Cette très belle série nous plonge dans un monde de dédoublements, de faux-fuyants et de mise en abyme identitaires qui rappellent la thématique de « l’acteur et de son double » chère aux dramaturges de toutes les époques, mais à laquelle l’auteur a réussi à insuffler des éléments très contemporains. En effet, l’intrigue tourne autour de la mort de Manon, jumelle de Nathalie dans l’ombre de laquelle elle a toujours vécu; la première est institutrice et on ne peut plus effacée, vivant dans sa petite ville de province une existence discrète, près de sa famille, une vie d’abnégation tout entière tournée vers les autres. Nathalie, à l’inverse, est une actrice connue et célébrée, une vedette que la vie publique et les mondanités ont peu à peu éloignée de son milieu. En outre, on découvre au fil des épisodes la nature tordue des relations qui existaient entre les deux jumelles, sorte d’images en miroir qui évoquent la complexité de la vie gémellaire et rappellent par plus d’un aspect le Persona de Bergman, dans lequel deux femmes – une actrice et son infirmière – en venaient à ne plus former qu’une seule et même personne, aux personnalités et aux visages interchangeables.

Il y a aurait beaucoup à dire de la richesse d’une telle thématique et de la manière fort nuancée dont l’auteur Serge Boucher jongle avec les ficelles d’un drame qui tient tout entier dans les nuances de l’identité, mais il est difficile de ne pas y voir au surcroît un commentaire sur notre époque, et la difficulté d’y mener une existence banale, qui ne soit ni publique ni ne se reflète brillamment dans le regard des autres. En fait, ce qu’Apparences nous dit du bout des lèvres, tel un souffle murmuré à l’oreille, c’est tout le phénomène de la téléréalité qui le crie sans subtilité ni nuances, obsédée qu’elle est de mettre en scène la dialectique anonymat-visibilité, qui se trouve par ailleurs comme ontologiquement au centre du dispositif télévisuel. L’individu contemporain, nous dit Serge Tisseron 1 , a vécu sa vie entière sous le regard des caméras (photo et vidéo), il expose sa vie sur Internet, projette son identité dans les réseaux sociaux et existe au milieu d’une mer d’images qui se déclinent via une multitude d’écrans. Dans ce contexte, qui se double de l’exigence « d’être soi-même », l’anonymat, la solitude, le manque de reconnaissance d’autrui sont fort mal vécus par un nombre croissant de personnes, dont on peut faire l’hypothèse qu’elles trouvent dans la téléréalité un modèle « d’extimité », décrite par Tisseron comme cet impérieux besoin de produire sur la scène sociale une image de soi.
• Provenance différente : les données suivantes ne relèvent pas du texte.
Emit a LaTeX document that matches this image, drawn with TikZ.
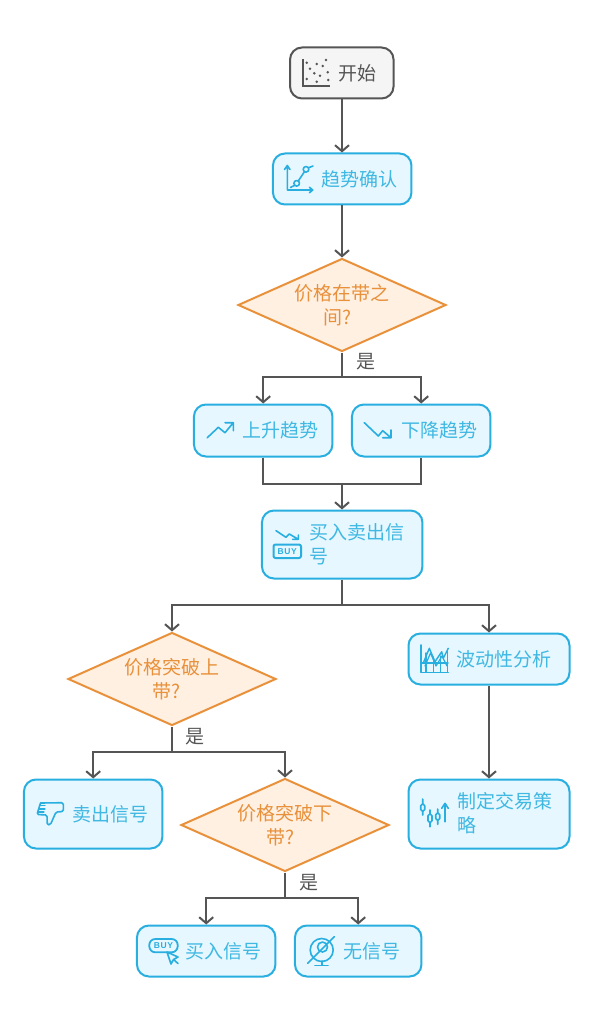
\documentclass[tikz,border=0pt]{standalone}
\usepackage{fontspec}
\usetikzlibrary{shapes.geometric, arrows.meta, positioning}
\newfontfamily\cjkfont{Noto Sans CJK SC}
\setsansfont{Liberation Sans}
\definecolor{flowline}{HTML}{555555}
\definecolor{startfill}{HTML}{F5F5F5}
\definecolor{boxblue}{HTML}{29AEE0}
\definecolor{boxtext}{HTML}{3FB8E2}
\definecolor{boxfill}{HTML}{E6F7FF}
\definecolor{decisionorange}{HTML}{E8903A}
\definecolor{decisionfill}{HTML}{FFF0E2}
\tikzset{
	basefont/.style={font=\cjkfont\fontsize{19}{24}\selectfont},
	startbox/.style={draw=flowline, fill=startfill, line width=2pt, rounded corners=12pt, inner sep=0pt},
	stepbox/.style={draw=boxblue, fill=boxfill, line width=2pt, rounded corners=12pt, inner sep=0pt},
	decision/.style={diamond, draw=decisionorange, fill=decisionfill, line width=2pt, inner sep=0pt,
		aspect=2.24, minimum width=208pt, minimum height=93pt, basefont, text=decisionorange, align=center},
	boxlabel/.style={basefont, text=boxtext, inner sep=0pt, anchor=west, align=left},
	yeslabel/.style={basefont, text=flowline, inner sep=0pt},
	flow/.style={draw=flowline, line width=2pt, -{Straight Barb[length=6pt,width=14pt,line width=2pt]}},
	flowplain/.style={draw=flowline, line width=2pt},
	icon/.style={draw=boxblue, line width=1.6pt, line cap=round, line join=round},
	buytext/.style={font=\sffamily\bfseries\fontsize{8.5}{8.5}\selectfont\addfontfeature{LetterSpace=8}, text=boxblue, inner sep=0pt}
}
\begin{document}
\begin{tikzpicture}[x=1pt, y=-1pt]
	\useasboundingbox (0,0) rectangle (595,1024);
	\node[startbox, minimum width=103.5pt, minimum height=51pt] (start) at (341.8,73) {};
	\node[stepbox, minimum width=138.5pt, minimum height=51pt] (confirm) at (342.2,179) {};
	\node[decision] (between) at (342,305) {价格在带之\\间?\hspace*{10pt}};
	\node[stepbox, minimum width=138.5pt, minimum height=52pt] (up) at (263.2,430.5) {};
	\node[stepbox, minimum width=138.5pt, minimum height=52pt] (down) at (421.2,430.5) {};
	\node[stepbox, minimum width=160.5pt, minimum height=68pt] (signal) at (342.2,544.5) {};
	\node[decision] (breakup) at (172,679) {价格突破上\\带?\hspace*{10pt}};
	\node[stepbox, minimum width=161pt, minimum height=51pt] (vol) at (489,659) {};
	\node[stepbox, minimum width=138.5pt, minimum height=69pt] (sell) at (93.2,814) {};
	\node[decision] (breakdown) at (285,825) {价格突破下\\带?\hspace*{10pt}};
	\node[stepbox, minimum width=161pt, minimum height=69pt] (plan) at (489,814) {};
	\node[stepbox, minimum width=138.5pt, minimum height=51pt] (buy) at (206.2,951) {};
	\node[stepbox, minimum width=126.5pt, minimum height=51pt] (none) at (358.2,951) {};

	\node[boxlabel, text=flowline] (start-t) at (338,73) {开始};
	\node[boxlabel] (confirm-t) at (321,179) {趋势确认};
	\node[boxlabel] (up-t) at (242,430.5) {上升趋势};
	\node[boxlabel] (down-t) at (401,430.5) {下降趋势};
	\node[boxlabel] (signal-t) at (309,544.5) {买入卖出信\\号};
	\node[boxlabel] (vol-t) at (456,659) {波动性分析};
	\node[boxlabel] (sell-t) at (72,814) {卖出信号};
	\node[boxlabel] (plan-t) at (457,813) {制定交易策\\略};
	\node[boxlabel] (buy-t) at (185,951) {买入信号};
	\node[boxlabel] (none-t) at (343,951) {无信号};

	\coordinate (j1) at (342,377);
	\coordinate (j2) at (342,484);
	\coordinate (j3) at (342,605);
	\coordinate (j4) at (172,752);
	\coordinate (j5) at (285,898);
	\draw[flow] (start.south -| j1) -- (confirm.north -| j1);
	\draw[flow] (confirm.south -| j1) -- (between);
	\draw[flowplain] (between) -- (j1);
	\draw[flow] (j1) -| (up);
	\draw[flow] (j1) -| (down);
	\draw[flowplain] (up) |- (j2);
	\draw[flowplain] (down) |- (j2);
	\draw[flow] (j2) -- (signal.north -| j2);
	\draw[flowplain] (signal.south -| j2) -- (j3);
	\draw[flow] (j3) -| (breakup);
	\draw[flow] (j3) -| (vol);
	\draw[flowplain] (breakup) -- (j4);
	\draw[flow] (j4) -| (sell);
	\draw[flow] (j4) -| (breakdown);
	\draw[flow] (vol) -- (plan);
	\draw[flowplain] (breakdown) -- (j5);
	\draw[flow] (j5) -| (buy);
	\draw[flow] (j5) -| (none);

	\node[yeslabel] (yes1) at (365.5,362) {是};
	\node[yeslabel] (yes2) at (195,737) {是};
	\node[yeslabel] (yes3) at (308.5,883) {是};

	\draw[flowline, line width=1.8pt] (303,59) -- (303,86) -- (330,86);
	\foreach \px/\py in {306.7/62.7, 316.7/64, 326/60, 322.7/66, 310/68.7, 314.3/73.3, 327.7/72.3, 320/75.7, 306.7/79, 316.7/81.7, 328.3/80}
		\fill[flowline] (\px,\py) circle (1.4pt);

	\draw[icon] (284.5,169.5) -- (287.3,165.5) -- (290,169.5) (287.3,165.5) -- (287.3,190) -- (312.7,190) (309.5,187.3) -- (312.7,190) -- (309.5,192.7);
	\draw[icon] (296.7,183.3) circle (2.8pt) (306,169.3) circle (2.8pt);
	\draw[icon] (290.5,187.5) -- (294.7,185.3) (298.3,181) -- (304.4,171.7) (308.5,167.8) -- (313,166);

	\draw[icon] (207.3,437.7) -- (218.3,427.3) -- (225,432.7) -- (233.3,422.7) (225,422.7) -- (233.3,422.7) -- (233.3,430.7);
	\draw[icon] (364.3,422.7) -- (378.3,436) -- (382.7,430.7) -- (391,437.7) (391,430) -- (391,437.7) -- (382.7,437.7);

	\draw[icon] (276,530.7) -- (286,537.3) -- (289.3,534) -- (298.3,539.3) (298.3,535) -- (298.3,539.3) -- (292.7,539.3);
	\draw[icon, line width=2pt, rounded corners=2pt] (273.5,544.5) rectangle (301,558);
	\node[buytext] (signal-buy) at (287.2,551.3) {BUY};

	\draw[icon] (420.7,645) -- (420.7,672.3) -- (448.3,672.3);
	\draw[icon, line width=1.4pt] (426,672) -- (426,653) (433.3,672) -- (433.3,657) (440.7,672) -- (440.7,656) (447.7,672) -- (447.7,649) (421,663) -- (448,663);
	\draw[icon, line width=1.4pt] (423.3,663) -- (429.3,648.3) -- (435,661.7) -- (441.7,651.7) -- (443.3,658.3) -- (448.3,648.3);
	\draw[icon, line width=1.2pt] (425,666) -- (430.5,653) -- (436,666) -- (442,656) -- (447,666);

	\draw[icon, rounded corners=1.5pt] (422.7,799) -- (422.7,804.3) (420.7,804.3) rectangle (424.7,811) (422.7,811) -- (422.7,815);
	\draw[icon, rounded corners=1.5pt] (430,810) -- (430,814.3) (428,814.3) rectangle (432,822.3) (430,822.3) -- (430,826.7);
	\draw[icon, rounded corners=1.5pt] (437.7,809) -- (437.7,813.3) (435.7,813.3) rectangle (439.7,820) (437.7,820) -- (437.7,824.3);
	\draw[icon] (445,821.7) -- (445,803.3) (441.7,808.3) -- (445,803.3) -- (448.3,808.3);

	\draw[icon, rounded corners=1.5pt] (40.5,803) -- (63.3,802.7) -- (63.3,811.5) -- (56,812) -- (50.5,824.5) -- (47.3,825) -- (47,815) -- (37,814.5) -- (38.5,809.5) -- (40.5,803);
	\draw[icon, line width=1.2pt] (39,809) -- (45,809) (39.5,805.5) -- (45,805.5) (38,812) -- (44,812);

	\draw[icon, line width=1.8pt, rounded corners=6pt] (149.3,939) rectangle (177.7,952.3);
	\node[buytext] (buy-buy) at (163.5,945.7) {BUY};
	\draw[icon, fill=boxfill] (167,952) -- (178,957) -- (173.5,959.5) -- (171,964) -- cycle (173.5,959.5) -- (178,963.5);

	\draw[icon] (321.7,950) circle (11.5pt) (322.5,947) circle (5pt);
	\draw[icon] (321.7,961) -- (321.7,965) (315,965.5) -- (328,965.5);
	\draw[icon] (307.7,963.3) -- (334.3,936.7);
\end{tikzpicture}
\end{document}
Le scénario de Serge Boucher et la réalisation de Francis Leclerc nous disent – autrement – exactement la même chose : à travers la figure gémellaire et le double qu’elle incarne, c’est toute la dynamique de l’extimité qui déploie son côté sombre, montrant combien l’identification à un personnage public et adulé (la face lumineuse et public du couple de jumeau) est le prolongement d’une existence qui n’arrive pas à se satisfaire elle-même, suspendue qu’elle est à l’image de l’autre qui en vient à prendre toute la place. La mort de Manon s’explique certes par des motifs psychologiques, mais je préfère y voir l’expression métaphorique d’un rapport à l’autre perverti par la célébrité, telle que la télévision nous en offre tant et tant d’exemples aujourd’hui.

Notes

  1. Serge Tisseron (2001), L’intimité surexposée, Paris, Ramsay.